━━ PROVIDED MATERIAL ━━

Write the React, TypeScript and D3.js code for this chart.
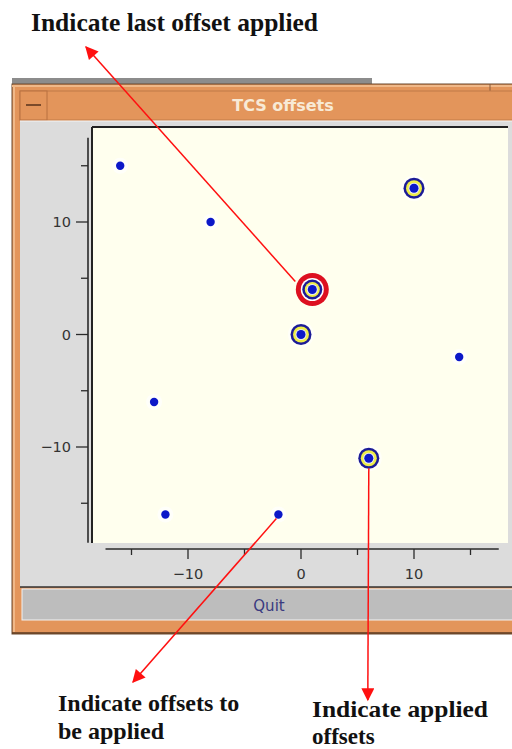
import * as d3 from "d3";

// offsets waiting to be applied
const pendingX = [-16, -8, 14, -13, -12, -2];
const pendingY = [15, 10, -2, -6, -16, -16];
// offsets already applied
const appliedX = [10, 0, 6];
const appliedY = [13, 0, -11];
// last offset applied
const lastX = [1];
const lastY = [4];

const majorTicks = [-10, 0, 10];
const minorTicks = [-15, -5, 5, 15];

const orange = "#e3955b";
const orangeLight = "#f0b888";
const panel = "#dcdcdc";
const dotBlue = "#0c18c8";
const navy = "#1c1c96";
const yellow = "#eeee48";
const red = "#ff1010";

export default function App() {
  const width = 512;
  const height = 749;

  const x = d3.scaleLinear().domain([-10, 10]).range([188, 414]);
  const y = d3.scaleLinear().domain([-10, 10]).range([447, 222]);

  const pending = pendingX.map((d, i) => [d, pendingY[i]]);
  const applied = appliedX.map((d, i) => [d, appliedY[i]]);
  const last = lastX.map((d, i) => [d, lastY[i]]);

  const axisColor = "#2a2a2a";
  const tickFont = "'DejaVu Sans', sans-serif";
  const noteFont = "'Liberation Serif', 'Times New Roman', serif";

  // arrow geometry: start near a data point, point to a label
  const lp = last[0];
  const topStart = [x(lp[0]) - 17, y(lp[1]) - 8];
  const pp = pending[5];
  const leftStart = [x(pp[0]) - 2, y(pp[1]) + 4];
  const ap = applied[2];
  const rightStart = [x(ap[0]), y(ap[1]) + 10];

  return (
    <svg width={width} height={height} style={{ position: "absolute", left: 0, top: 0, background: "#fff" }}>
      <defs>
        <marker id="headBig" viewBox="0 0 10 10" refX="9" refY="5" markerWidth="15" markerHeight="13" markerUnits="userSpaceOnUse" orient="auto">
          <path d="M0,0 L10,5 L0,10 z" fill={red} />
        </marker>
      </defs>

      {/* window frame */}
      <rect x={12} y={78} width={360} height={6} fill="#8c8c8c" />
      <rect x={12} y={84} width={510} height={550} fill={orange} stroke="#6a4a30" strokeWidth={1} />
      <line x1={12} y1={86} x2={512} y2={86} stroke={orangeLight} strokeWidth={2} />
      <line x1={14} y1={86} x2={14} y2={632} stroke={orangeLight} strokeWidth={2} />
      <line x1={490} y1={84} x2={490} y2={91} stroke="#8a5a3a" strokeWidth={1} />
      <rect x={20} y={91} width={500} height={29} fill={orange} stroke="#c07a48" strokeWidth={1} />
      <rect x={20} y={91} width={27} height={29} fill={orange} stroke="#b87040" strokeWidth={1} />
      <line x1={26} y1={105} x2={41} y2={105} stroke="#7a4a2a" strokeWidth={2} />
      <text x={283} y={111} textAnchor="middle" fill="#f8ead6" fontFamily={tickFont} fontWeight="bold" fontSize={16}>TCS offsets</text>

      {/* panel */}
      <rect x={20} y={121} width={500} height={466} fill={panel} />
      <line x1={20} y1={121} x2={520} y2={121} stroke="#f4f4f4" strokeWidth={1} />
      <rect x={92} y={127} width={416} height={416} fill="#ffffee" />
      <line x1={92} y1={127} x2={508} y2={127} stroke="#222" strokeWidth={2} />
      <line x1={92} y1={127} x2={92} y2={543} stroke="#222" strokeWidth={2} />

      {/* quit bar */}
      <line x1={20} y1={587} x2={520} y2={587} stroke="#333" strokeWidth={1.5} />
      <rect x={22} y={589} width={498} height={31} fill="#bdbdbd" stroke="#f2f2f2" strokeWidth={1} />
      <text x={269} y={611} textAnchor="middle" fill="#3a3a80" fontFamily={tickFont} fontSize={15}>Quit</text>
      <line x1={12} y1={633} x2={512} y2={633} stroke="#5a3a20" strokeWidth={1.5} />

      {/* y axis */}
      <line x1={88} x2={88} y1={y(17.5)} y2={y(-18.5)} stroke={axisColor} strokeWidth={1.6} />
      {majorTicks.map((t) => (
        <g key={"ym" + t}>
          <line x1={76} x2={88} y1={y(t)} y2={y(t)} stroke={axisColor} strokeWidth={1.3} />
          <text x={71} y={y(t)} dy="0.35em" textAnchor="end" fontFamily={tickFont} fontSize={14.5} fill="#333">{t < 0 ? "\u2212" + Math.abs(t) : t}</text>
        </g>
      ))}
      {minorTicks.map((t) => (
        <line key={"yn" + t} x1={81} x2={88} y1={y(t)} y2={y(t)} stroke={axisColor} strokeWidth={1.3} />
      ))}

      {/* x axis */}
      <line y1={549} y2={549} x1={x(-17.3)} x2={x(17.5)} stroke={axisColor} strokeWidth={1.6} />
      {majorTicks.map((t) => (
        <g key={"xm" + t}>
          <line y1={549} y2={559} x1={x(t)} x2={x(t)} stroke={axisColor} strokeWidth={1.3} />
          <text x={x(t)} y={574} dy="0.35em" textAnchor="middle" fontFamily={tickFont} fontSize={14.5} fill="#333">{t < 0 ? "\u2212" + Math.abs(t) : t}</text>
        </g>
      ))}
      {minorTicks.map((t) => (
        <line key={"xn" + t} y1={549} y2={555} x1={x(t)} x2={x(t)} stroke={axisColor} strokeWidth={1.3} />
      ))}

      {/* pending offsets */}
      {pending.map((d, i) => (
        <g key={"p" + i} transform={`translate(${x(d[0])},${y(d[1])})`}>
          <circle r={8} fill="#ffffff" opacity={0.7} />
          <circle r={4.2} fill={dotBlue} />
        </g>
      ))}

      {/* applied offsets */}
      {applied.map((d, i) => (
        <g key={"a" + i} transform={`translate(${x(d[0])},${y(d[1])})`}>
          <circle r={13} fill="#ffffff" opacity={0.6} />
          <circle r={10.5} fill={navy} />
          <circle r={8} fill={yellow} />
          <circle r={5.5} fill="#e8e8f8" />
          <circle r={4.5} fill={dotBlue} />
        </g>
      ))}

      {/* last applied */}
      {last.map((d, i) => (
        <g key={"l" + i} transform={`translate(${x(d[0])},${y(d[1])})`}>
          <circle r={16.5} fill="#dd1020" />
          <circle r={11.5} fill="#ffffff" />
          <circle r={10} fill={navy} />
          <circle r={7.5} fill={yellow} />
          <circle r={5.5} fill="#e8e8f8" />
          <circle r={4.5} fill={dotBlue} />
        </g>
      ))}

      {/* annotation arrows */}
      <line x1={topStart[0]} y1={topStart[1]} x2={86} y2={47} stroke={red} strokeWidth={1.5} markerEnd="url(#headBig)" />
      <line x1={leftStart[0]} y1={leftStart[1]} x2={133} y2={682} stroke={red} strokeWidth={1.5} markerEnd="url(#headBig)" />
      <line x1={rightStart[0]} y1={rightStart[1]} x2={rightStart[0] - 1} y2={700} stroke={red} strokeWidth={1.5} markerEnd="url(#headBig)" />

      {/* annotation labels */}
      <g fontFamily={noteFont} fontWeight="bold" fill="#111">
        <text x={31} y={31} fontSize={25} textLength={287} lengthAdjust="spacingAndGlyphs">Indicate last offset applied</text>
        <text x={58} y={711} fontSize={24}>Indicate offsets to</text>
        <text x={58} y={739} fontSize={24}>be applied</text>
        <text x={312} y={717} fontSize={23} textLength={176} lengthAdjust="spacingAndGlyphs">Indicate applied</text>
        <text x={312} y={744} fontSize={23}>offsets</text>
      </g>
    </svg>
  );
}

━━━

SHORT EXERCISE | Every line from the top of the material above through the line with "Serif', 'Times New" should be duplicated exactly, please; leave out the pictures.

WRITTEN ANSWER |
Write the React, TypeScript and D3.js code for this chart.
import * as d3 from "d3";

// offsets waiting to be applied
const pendingX = [-16, -8, 14, -13, -12, -2];
const pendingY = [15, 10, -2, -6, -16, -16];
// offsets already applied
const appliedX = [10, 0, 6];
const appliedY = [13, 0, -11];
// last offset applied
const lastX = [1];
const lastY = [4];

const majorTicks = [-10, 0, 10];
const minorTicks = [-15, -5, 5, 15];

const orange = "#e3955b";
const orangeLight = "#f0b888";
const panel = "#dcdcdc";
const dotBlue = "#0c18c8";
const navy = "#1c1c96";
const yellow = "#eeee48";
const red = "#ff1010";

export default function App() {
  const width = 512;
  const height = 749;

  const x = d3.scaleLinear().domain([-10, 10]).range([188, 414]);
  const y = d3.scaleLinear().domain([-10, 10]).range([447, 222]);

  const pending = pendingX.map((d, i) => [d, pendingY[i]]);
  const applied = appliedX.map((d, i) => [d, appliedY[i]]);
  const last = lastX.map((d, i) => [d, lastY[i]]);

  const axisColor = "#2a2a2a";
  const tickFont = "'DejaVu Sans', sans-serif";
  const noteFont = "'Liberation Serif', 'Times New Roman', serif";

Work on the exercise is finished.